After the Union victory at Port Royal, Major General George Brinton McClellan wrote the following letter to his wife, Mary Ellen Marcy McClellan.
“Nov. 1861. — You will have heard the glorious news from Port Royal. Our navy has covered itself with glory and cannot receive too much credit. The thing was superbly done and the chivalry well thrashed. They left in such haste that officers forgot even to carry away their swords. But one white man was found in Beaufort, and he drunk! The negroes came flocking down to the river with their bundles in their hands, ready to take passage. There is something inexpressibly mournful to me in that — those poor, helpless, ignorant beings, with the wide world and its uncertainties before them; the poor serf, with his little bundle, ready to launch his boat on the wide ocean of life he knows so little of. When I think of some of the features of slavery I cannot help shuddering.
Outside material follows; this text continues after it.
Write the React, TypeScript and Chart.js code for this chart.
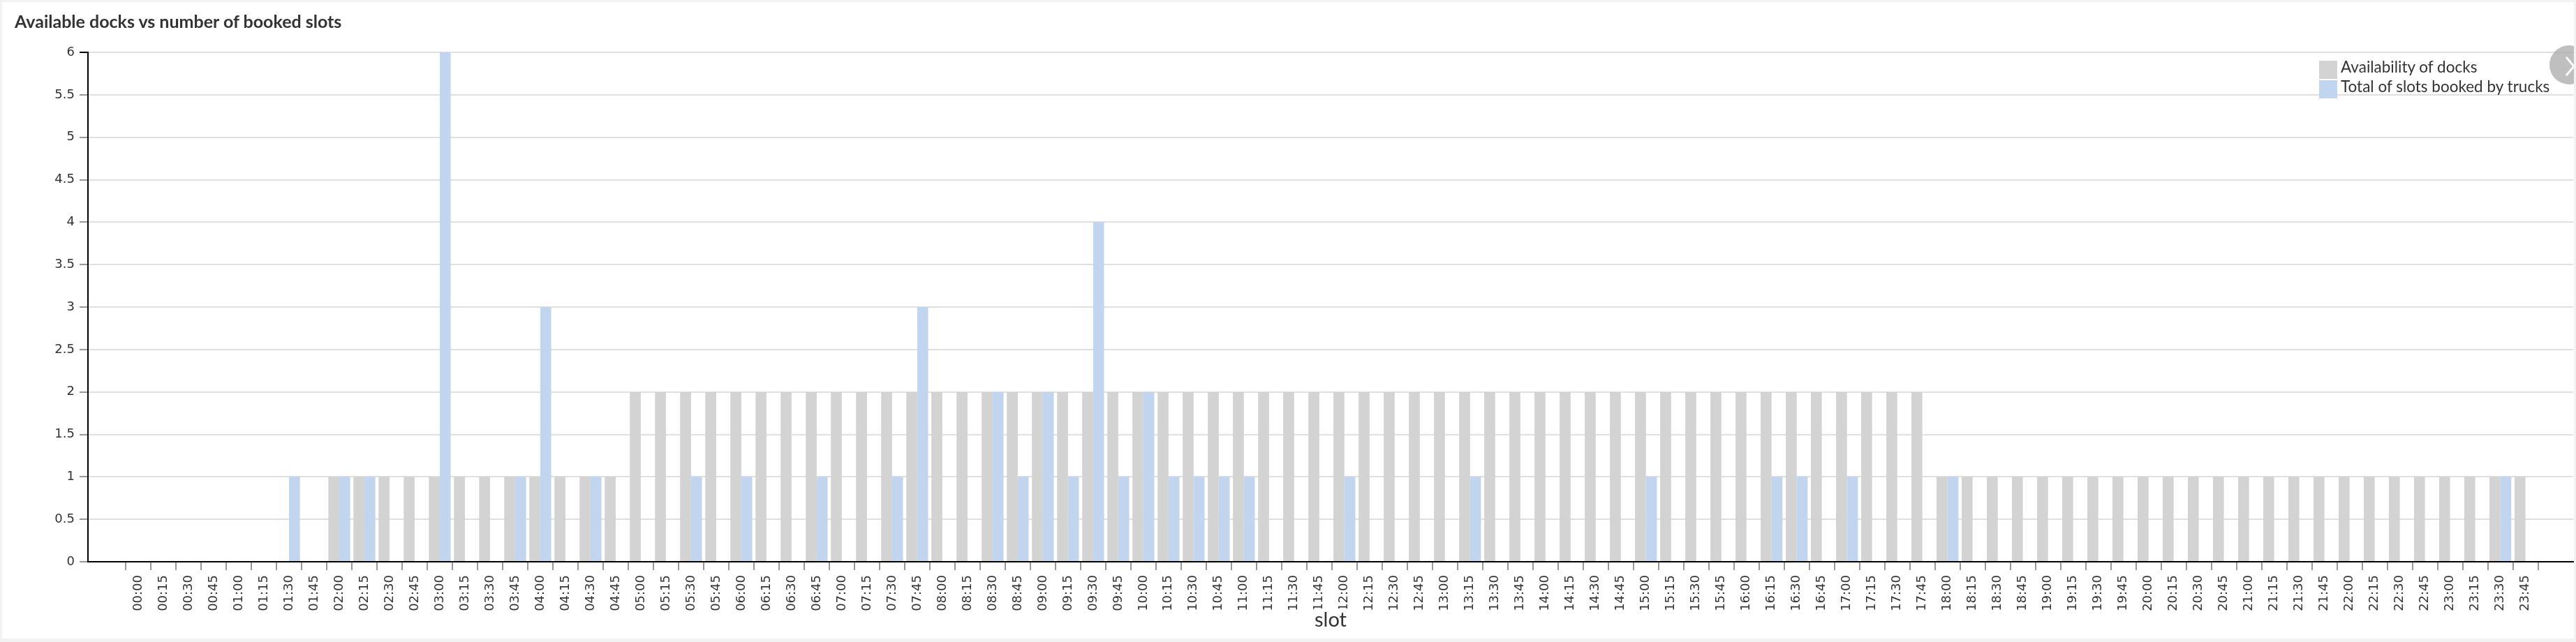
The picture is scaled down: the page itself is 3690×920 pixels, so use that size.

Just think for one moment, and try to realize that at the will of some brutal master you and I might be separated for ever! It is horrible; and when the day of adjustment comes I will, if successful, throw my sword into the scale to force an improvement in the condition of these poor blacks. I do think that some of the rights of humanity ought to be secured to the negroes. There should be no power to separate families, and the right of marriage ought to be secured to them. . . .”
Image Credit: 11 January 1862 edition of Harper’s Weekly.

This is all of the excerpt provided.